Mexican resort on Pacific coast brace for Hurricane Willa

Updated

MAZATLAN, Mexico, Oct 23 (Reuters) - Thousands of people were evacuated, buildings were boarded up and schools closed on Mexico's Pacific coast on Tuesday as Hurricane Willathreatened to pummel tourist resorts with high winds and heavy rains.

Residents had sealed windows and doors with wooden planks on hotels facing the historic downtown boardwalk of Mazatlan, a popular coastal city in the northwestern state of Sinaloa.

Willa, which weakened to a Category 3 on the five-step Saffir-Simpson scale on Tuesday morning, was blowing maximum sustained winds of about 120 miles per hour with higher gusts, the Miami-based National Hurricane Center said.

It had reached rare Category 5 status on Monday with winds near 160 mph before weakening.

Forecast to be one of the most powerful hurricanes to enter Mexico from the Pacific in recent years, Willa was due to weaken further before striking the land Tuesday evening.

On Tuesday afternoon the storm was about 105 miles south-southwest of Mazatlan, the hurricane center said.

A light, steady rain fell on Mazatlan's main tourist strip on Tuesday afternoon. Only a few tourists were out as small red flags planted in the sand indicated the beach was closed.

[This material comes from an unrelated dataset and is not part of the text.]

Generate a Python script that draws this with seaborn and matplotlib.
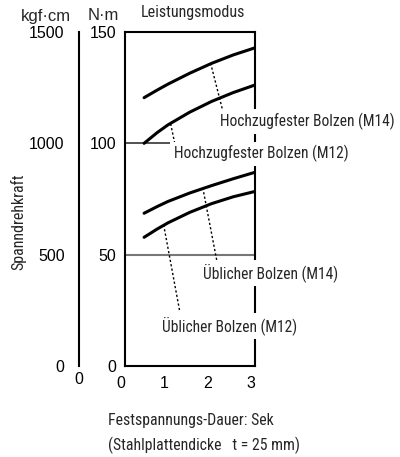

On sidestreets people were boarding up windows while some young men surfed the higher-than-usual waves.

"I'm sure my house is going to flood," university professor Ignacio Osuna said on the boardwalk on Tuesday morning as he watched the surfers. He noted large parts of the city are below sea level.

"This is going to get ugly," he said.

The city's main convention center was designated as a shelter but only a few people had taken refuge as of Tuesday afternoon. A fleet of trucks owned by state electricity company CFE stood in the parking lot, ready to repair any fallen powerlines.

Several other tourist getaways in the state of Nayarit, as well as the beach resort of Puerto Vallarta in Jalisco state, also lie near the path of the storm, which is forecast to bring a life-threatening storm surge of ocean water, wind and rainfall, the hurricane center said.

Howard Petty, a sport fishing enthusiast from Chevy Chase, Maryland, in the Washington, D.C., suburbs, said he had no idea the storm was coming.

"There's nowhere else for us to go so we're just going to stay put here," he said in the lobby of a hotel in Mazatlan.

Mexico's civil protection agency said on Twitter that families should move into nearby temporary refuges if necessary.

Up to 18 inches of rainfall could pummel parts of the storm zone, the hurricane center said. Even buildings up to 500 meters from the coastline could lose power and suffer physical damage, Mexico's National Meteorological Service said.

In some states, Willa's menace is compounded by the remnants of Vicente, a post-tropical cyclone moving over the state of Michoacan on Tuesday morning, causing rain in parts of Jalisco, Colima, Michoacan and Guerrero.

Nayarit Governor Antonio Echevarria said more than 10,000 people were being evacuated and schools would be closed. He warned locals not to defy the storm.

"Let's not play the macho," he said. "Let's not act like superheroes. It's a very strong hurricane, very potent, and we don't want any tragedies."